What is expected >> Go through the listing and set it down exactly, leaving out its pictures.

Given information >>

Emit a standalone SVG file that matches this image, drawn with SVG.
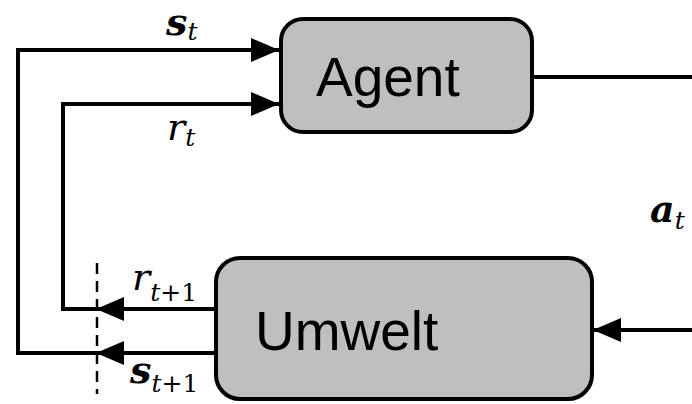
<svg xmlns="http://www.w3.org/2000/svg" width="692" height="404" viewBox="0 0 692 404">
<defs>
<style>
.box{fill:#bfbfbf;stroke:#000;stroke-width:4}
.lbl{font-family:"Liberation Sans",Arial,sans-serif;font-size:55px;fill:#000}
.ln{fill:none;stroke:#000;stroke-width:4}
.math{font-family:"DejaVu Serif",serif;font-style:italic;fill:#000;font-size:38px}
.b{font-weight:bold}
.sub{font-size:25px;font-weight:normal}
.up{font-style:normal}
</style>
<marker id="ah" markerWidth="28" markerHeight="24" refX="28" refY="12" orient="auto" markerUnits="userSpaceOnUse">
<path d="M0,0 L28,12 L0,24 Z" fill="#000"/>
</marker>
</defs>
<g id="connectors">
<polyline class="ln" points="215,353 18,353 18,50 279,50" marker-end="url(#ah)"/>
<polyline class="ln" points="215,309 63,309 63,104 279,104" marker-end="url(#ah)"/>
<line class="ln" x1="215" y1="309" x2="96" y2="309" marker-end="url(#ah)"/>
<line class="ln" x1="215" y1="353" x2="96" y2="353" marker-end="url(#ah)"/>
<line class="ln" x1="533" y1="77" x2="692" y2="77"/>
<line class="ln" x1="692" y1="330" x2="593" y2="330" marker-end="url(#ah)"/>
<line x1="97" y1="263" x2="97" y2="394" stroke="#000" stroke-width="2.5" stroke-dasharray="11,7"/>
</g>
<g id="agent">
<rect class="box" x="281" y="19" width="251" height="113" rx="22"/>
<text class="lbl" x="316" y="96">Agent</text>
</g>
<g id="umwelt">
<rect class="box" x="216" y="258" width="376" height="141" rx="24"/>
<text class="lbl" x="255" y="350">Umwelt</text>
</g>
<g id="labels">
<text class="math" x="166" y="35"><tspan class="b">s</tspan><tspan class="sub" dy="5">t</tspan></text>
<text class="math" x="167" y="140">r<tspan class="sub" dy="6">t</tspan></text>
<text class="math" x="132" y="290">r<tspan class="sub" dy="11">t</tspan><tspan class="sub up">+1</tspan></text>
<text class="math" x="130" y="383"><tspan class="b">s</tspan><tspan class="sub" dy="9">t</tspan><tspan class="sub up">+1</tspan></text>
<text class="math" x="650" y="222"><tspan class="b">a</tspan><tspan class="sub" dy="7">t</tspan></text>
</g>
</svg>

Task output >>
Emit a standalone SVG file that matches this image, drawn with SVG.
<svg xmlns="http://www.w3.org/2000/svg" width="692" height="404" viewBox="0 0 692 404">
<defs>
<style>
.box{fill:#bfbfbf;stroke:#000;stroke-width:4}
.lbl{font-family:"Liberation Sans",Arial,sans-serif;font-size:55px;fill:#000}
.ln{fill:none;stroke:#000;stroke-width:4}
.math{font-family:"DejaVu Serif",serif;font-style:italic;fill:#000;font-size:38px}
.b{font-weight:bold}
.sub{font-size:25px;font-weight:normal}
.up{font-style:normal}
</style>
<marker id="ah" markerWidth="28" markerHeight="24" refX="28" refY="12" orient="auto" markerUnits="userSpaceOnUse">
<path d="M0,0 L28,12 L0,24 Z" fill="#000"/>
</marker>
</defs>
<g id="connectors">
<polyline class="ln" points="215,353 18,353 18,50 279,50" marker-end="url(#ah)"/>
<polyline class="ln" points="215,309 63,309 63,104 279,104" marker-end="url(#ah)"/>
<line class="ln" x1="215" y1="309" x2="96" y2="309" marker-end="url(#ah)"/>
<line class="ln" x1="215" y1="353" x2="96" y2="353" marker-end="url(#ah)"/>
<line class="ln" x1="533" y1="77" x2="692" y2="77"/>
<line class="ln" x1="692" y1="330" x2="593" y2="330" marker-end="url(#ah)"/>
<line x1="97" y1="263" x2="97" y2="394" stroke="#000" stroke-width="2.5" stroke-dasharray="11,7"/>
</g>
<g id="agent">
<rect class="box" x="281" y="19" width="251" height="113" rx="22"/>
<text class="lbl" x="316" y="96">Agent</text>
</g>
<g id="umwelt">
<rect class="box" x="216" y="258" width="376" height="141" rx="24"/>
<text class="lbl" x="255" y="350">Umwelt</text>
</g>
<g id="labels">
<text class="math" x="166" y="35"><tspan class="b">s</tspan><tspan class="sub" dy="5">t</tspan></text>
<text class="math" x="167" y="140">r<tspan class="sub" dy="6">t</tspan></text>
<text class="math" x="132" y="290">r<tspan class="sub" dy="11">t</tspan><tspan class="sub up">+1</tspan></text>
<text class="math" x="130" y="383"><tspan class="b">s</tspan><tspan class="sub" dy="9">t</tspan><tspan class="sub up">+1</tspan></text>
<text class="math" x="650" y="222"><tspan class="b">a</tspan><tspan class="sub" dy="7">t</tspan></text>
</g>
</svg>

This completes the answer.